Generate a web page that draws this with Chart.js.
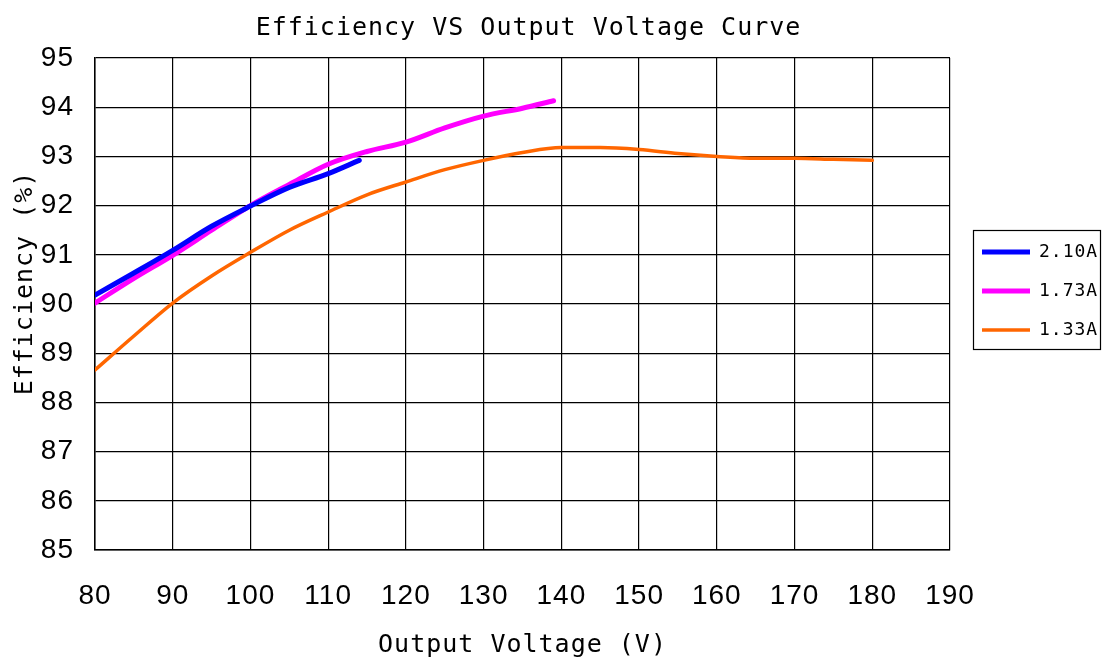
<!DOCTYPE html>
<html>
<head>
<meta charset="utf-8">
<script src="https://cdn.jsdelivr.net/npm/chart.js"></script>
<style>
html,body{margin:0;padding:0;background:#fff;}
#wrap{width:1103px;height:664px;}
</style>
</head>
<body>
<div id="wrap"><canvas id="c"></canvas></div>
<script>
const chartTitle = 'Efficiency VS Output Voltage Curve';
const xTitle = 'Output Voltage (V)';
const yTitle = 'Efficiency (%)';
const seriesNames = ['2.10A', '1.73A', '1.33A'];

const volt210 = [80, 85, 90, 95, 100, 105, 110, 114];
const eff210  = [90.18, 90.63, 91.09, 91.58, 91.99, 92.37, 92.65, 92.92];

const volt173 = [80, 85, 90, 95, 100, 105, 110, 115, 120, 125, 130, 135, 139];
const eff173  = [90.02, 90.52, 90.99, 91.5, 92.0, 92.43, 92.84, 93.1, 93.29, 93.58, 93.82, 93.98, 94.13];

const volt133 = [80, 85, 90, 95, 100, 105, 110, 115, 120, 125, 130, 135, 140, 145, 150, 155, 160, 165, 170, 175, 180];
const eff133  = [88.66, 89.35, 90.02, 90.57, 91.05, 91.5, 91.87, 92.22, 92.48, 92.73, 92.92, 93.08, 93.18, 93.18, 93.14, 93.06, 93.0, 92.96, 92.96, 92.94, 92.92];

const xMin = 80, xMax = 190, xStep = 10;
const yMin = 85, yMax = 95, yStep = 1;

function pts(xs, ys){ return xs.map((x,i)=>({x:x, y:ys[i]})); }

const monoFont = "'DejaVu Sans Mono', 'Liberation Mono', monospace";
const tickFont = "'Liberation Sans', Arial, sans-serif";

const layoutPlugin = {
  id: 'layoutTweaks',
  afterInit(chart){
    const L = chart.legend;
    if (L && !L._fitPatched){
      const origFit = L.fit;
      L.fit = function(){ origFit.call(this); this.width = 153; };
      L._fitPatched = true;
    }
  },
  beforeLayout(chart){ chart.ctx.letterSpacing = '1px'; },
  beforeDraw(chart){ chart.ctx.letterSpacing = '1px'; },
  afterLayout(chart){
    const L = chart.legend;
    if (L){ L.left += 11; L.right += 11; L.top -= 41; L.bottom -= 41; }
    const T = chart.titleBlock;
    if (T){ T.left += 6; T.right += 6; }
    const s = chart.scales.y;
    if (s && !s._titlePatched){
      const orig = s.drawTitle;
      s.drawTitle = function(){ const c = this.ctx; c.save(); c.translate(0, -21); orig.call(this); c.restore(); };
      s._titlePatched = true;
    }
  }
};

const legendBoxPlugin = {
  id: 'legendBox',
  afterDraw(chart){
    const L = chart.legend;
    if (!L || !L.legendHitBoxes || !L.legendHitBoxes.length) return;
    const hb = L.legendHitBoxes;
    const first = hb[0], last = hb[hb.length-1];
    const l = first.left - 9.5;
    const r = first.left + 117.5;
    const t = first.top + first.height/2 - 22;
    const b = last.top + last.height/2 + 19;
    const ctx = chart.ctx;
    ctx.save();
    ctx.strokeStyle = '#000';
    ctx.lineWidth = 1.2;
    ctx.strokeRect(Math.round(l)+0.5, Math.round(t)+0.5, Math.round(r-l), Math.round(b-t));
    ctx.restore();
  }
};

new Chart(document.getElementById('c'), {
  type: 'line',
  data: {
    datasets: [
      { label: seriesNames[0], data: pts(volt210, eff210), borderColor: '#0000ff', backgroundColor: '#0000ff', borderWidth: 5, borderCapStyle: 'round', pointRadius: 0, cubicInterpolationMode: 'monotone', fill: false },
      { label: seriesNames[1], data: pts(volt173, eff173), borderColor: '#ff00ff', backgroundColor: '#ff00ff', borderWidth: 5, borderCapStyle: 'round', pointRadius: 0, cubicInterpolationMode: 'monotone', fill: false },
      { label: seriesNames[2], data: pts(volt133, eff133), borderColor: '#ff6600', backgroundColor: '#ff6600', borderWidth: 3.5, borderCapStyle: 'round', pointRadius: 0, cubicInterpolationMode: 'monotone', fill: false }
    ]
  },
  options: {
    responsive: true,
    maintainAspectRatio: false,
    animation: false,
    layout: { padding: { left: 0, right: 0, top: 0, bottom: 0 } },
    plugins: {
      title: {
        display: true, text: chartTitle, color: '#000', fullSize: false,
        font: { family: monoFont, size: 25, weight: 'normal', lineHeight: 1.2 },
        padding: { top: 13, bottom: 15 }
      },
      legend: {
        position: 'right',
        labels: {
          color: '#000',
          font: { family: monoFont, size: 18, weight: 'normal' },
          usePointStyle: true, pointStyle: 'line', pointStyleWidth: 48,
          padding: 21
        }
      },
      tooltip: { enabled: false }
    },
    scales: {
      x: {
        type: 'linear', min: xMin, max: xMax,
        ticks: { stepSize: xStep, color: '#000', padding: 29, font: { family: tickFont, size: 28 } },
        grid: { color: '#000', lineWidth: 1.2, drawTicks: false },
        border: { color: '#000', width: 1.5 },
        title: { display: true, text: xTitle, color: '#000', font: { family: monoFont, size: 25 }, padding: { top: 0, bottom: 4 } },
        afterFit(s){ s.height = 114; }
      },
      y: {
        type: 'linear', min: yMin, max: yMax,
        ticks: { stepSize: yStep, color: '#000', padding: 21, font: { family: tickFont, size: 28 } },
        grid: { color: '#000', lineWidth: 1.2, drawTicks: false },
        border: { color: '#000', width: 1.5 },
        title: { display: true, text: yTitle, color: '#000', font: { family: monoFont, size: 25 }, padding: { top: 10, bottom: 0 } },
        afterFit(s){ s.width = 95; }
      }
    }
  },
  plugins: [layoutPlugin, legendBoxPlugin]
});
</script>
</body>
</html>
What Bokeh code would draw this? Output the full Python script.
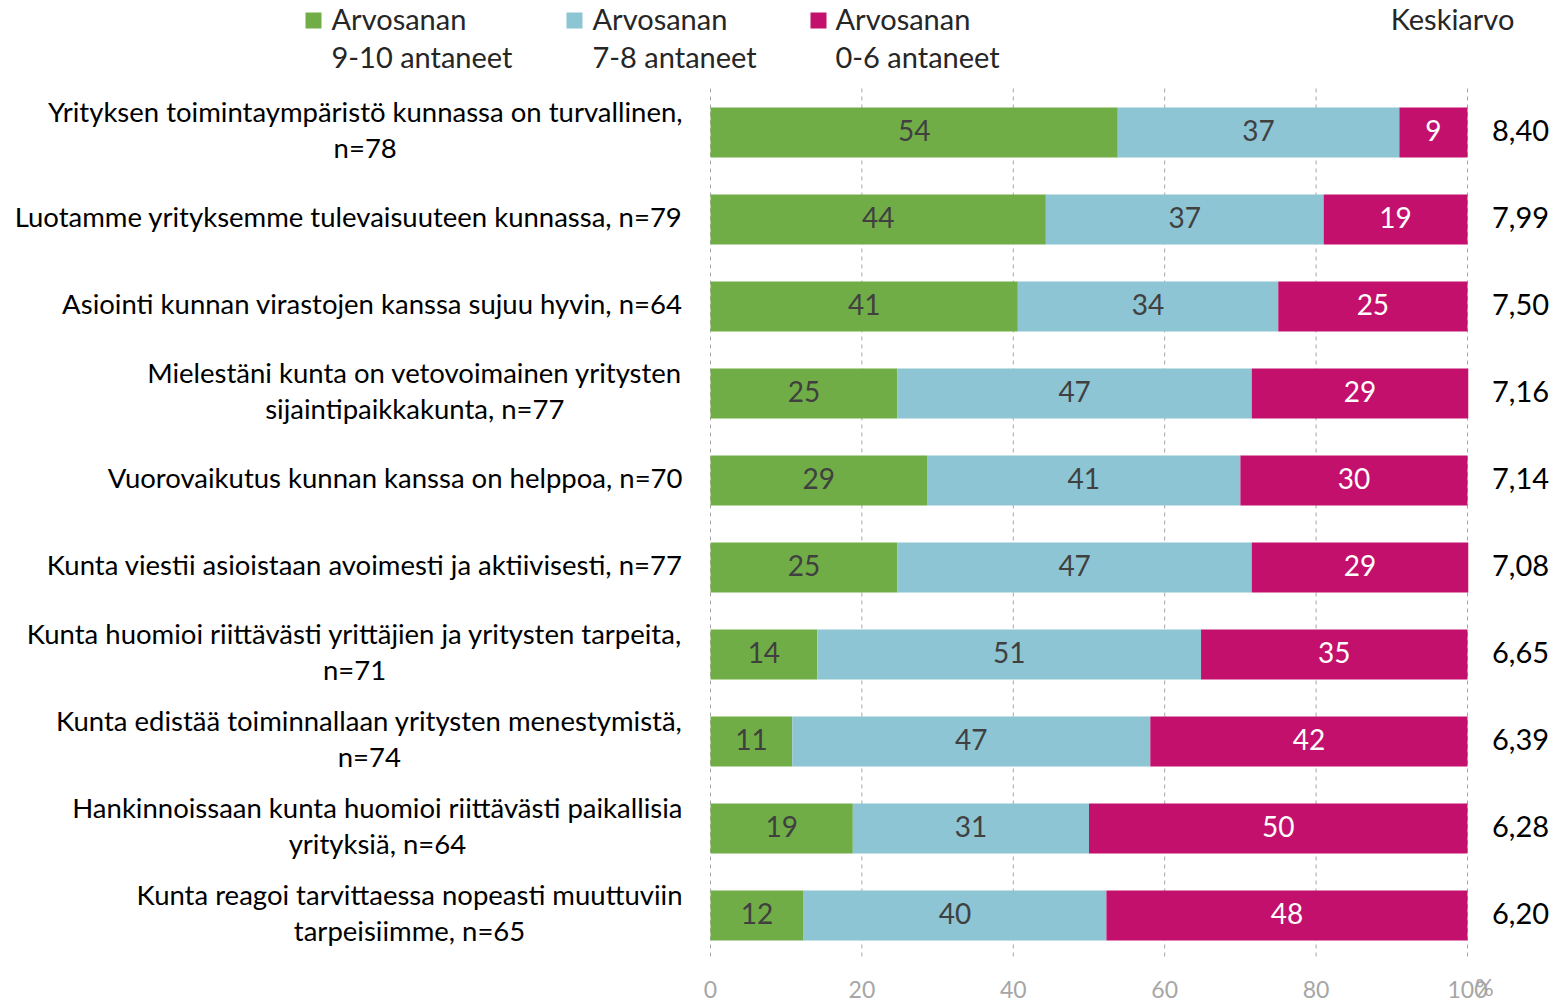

◇ ◇ ◇ ◇ ◇

Using the records above, output their complete text exactly, minus any images.

*Output of the exercise:*
Generate a web page that draws this with Chart.js.
<!DOCTYPE html>
<html>
<head>
<meta charset="utf-8">
<script src="https://cdn.jsdelivr.net/npm/chart.js"></script>
<style>
html,body{margin:0;padding:0;background:#fff;}
#wrap{width:1103px;height:664px;}
</style>
</head>
<body>
<div id="wrap"><canvas id="c"></canvas></div>
<script>
const chartTitle = 'Efficiency VS Output Voltage Curve';
const xTitle = 'Output Voltage (V)';
const yTitle = 'Efficiency (%)';
const seriesNames = ['2.10A', '1.73A', '1.33A'];

const volt210 = [80, 85, 90, 95, 100, 105, 110, 114];
const eff210  = [90.18, 90.63, 91.09, 91.58, 91.99, 92.37, 92.65, 92.92];

const volt173 = [80, 85, 90, 95, 100, 105, 110, 115, 120, 125, 130, 135, 139];
const eff173  = [90.02, 90.52, 90.99, 91.5, 92.0, 92.43, 92.84, 93.1, 93.29, 93.58, 93.82, 93.98, 94.13];

const volt133 = [80, 85, 90, 95, 100, 105, 110, 115, 120, 125, 130, 135, 140, 145, 150, 155, 160, 165, 170, 175, 180];
const eff133  = [88.66, 89.35, 90.02, 90.57, 91.05, 91.5, 91.87, 92.22, 92.48, 92.73, 92.92, 93.08, 93.18, 93.18, 93.14, 93.06, 93.0, 92.96, 92.96, 92.94, 92.92];

const xMin = 80, xMax = 190, xStep = 10;
const yMin = 85, yMax = 95, yStep = 1;

function pts(xs, ys){ return xs.map((x,i)=>({x:x, y:ys[i]})); }

const monoFont = "'DejaVu Sans Mono', 'Liberation Mono', monospace";
const tickFont = "'Liberation Sans', Arial, sans-serif";

const layoutPlugin = {
  id: 'layoutTweaks',
  afterInit(chart){
    const L = chart.legend;
    if (L && !L._fitPatched){
      const origFit = L.fit;
      L.fit = function(){ origFit.call(this); this.width = 153; };
      L._fitPatched = true;
    }
  },
  beforeLayout(chart){ chart.ctx.letterSpacing = '1px'; },
  beforeDraw(chart){ chart.ctx.letterSpacing = '1px'; },
  afterLayout(chart){
    const L = chart.legend;
    if (L){ L.left += 11; L.right += 11; L.top -= 41; L.bottom -= 41; }
    const T = chart.titleBlock;
    if (T){ T.left += 6; T.right += 6; }
    const s = chart.scales.y;
    if (s && !s._titlePatched){
      const orig = s.drawTitle;
      s.drawTitle = function(){ const c = this.ctx; c.save(); c.translate(0, -21); orig.call(this); c.restore(); };
      s._titlePatched = true;
    }
  }
};

const legendBoxPlugin = {
  id: 'legendBox',
  afterDraw(chart){
    const L = chart.legend;
    if (!L || !L.legendHitBoxes || !L.legendHitBoxes.length) return;
    const hb = L.legendHitBoxes;
    const first = hb[0], last = hb[hb.length-1];
    const l = first.left - 9.5;
    const r = first.left + 117.5;
    const t = first.top + first.height/2 - 22;
    const b = last.top + last.height/2 + 19;
    const ctx = chart.ctx;
    ctx.save();
    ctx.strokeStyle = '#000';
    ctx.lineWidth = 1.2;
    ctx.strokeRect(Math.round(l)+0.5, Math.round(t)+0.5, Math.round(r-l), Math.round(b-t));
    ctx.restore();
  }
};

new Chart(document.getElementById('c'), {
  type: 'line',
  data: {
    datasets: [
      { label: seriesNames[0], data: pts(volt210, eff210), borderColor: '#0000ff', backgroundColor: '#0000ff', borderWidth: 5, borderCapStyle: 'round', pointRadius: 0, cubicInterpolationMode: 'monotone', fill: false },
      { label: seriesNames[1], data: pts(volt173, eff173), borderColor: '#ff00ff', backgroundColor: '#ff00ff', borderWidth: 5, borderCapStyle: 'round', pointRadius: 0, cubicInterpolationMode: 'monotone', fill: false },
      { label: seriesNames[2], data: pts(volt133, eff133), borderColor: '#ff6600', backgroundColor: '#ff6600', borderWidth: 3.5, borderCapStyle: 'round', pointRadius: 0, cubicInterpolationMode: 'monotone', fill: false }
    ]
  },
  options: {
    responsive: true,
    maintainAspectRatio: false,
    animation: false,
    layout: { padding: { left: 0, right: 0, top: 0, bottom: 0 } },
    plugins: {
      title: {
        display: true, text: chartTitle, color: '#000', fullSize: false,
        font: { family: monoFont, size: 25, weight: 'normal', lineHeight: 1.2 },
        padding: { top: 13, bottom: 15 }
      },
      legend: {
        position: 'right',
        labels: {
          color: '#000',
          font: { family: monoFont, size: 18, weight: 'normal' },
          usePointStyle: true, pointStyle: 'line', pointStyleWidth: 48,
          padding: 21
        }
      },
      tooltip: { enabled: false }
    },
    scales: {
      x: {
        type: 'linear', min: xMin, max: xMax,
        ticks: { stepSize: xStep, color: '#000', padding: 29, font: { family: tickFont, size: 28 } },
        grid: { color: '#000', lineWidth: 1.2, drawTicks: false },
        border: { color: '#000', width: 1.5 },
        title: { display: true, text: xTitle, color: '#000', font: { family: monoFont, size: 25 }, padding: { top: 0, bottom: 4 } },
        afterFit(s){ s.height = 114; }
      },
      y: {
        type: 'linear', min: yMin, max: yMax,
        ticks: { stepSize: yStep, color: '#000', padding: 21, font: { family: tickFont, size: 28 } },
        grid: { color: '#000', lineWidth: 1.2, drawTicks: false },
        border: { color: '#000', width: 1.5 },
        title: { display: true, text: yTitle, color: '#000', font: { family: monoFont, size: 25 }, padding: { top: 10, bottom: 0 } },
        afterFit(s){ s.width = 95; }
      }
    }
  },
  plugins: [layoutPlugin, legendBoxPlugin]
});
</script>
</body>
</html>
What Bokeh code would draw this? Output the full Python script.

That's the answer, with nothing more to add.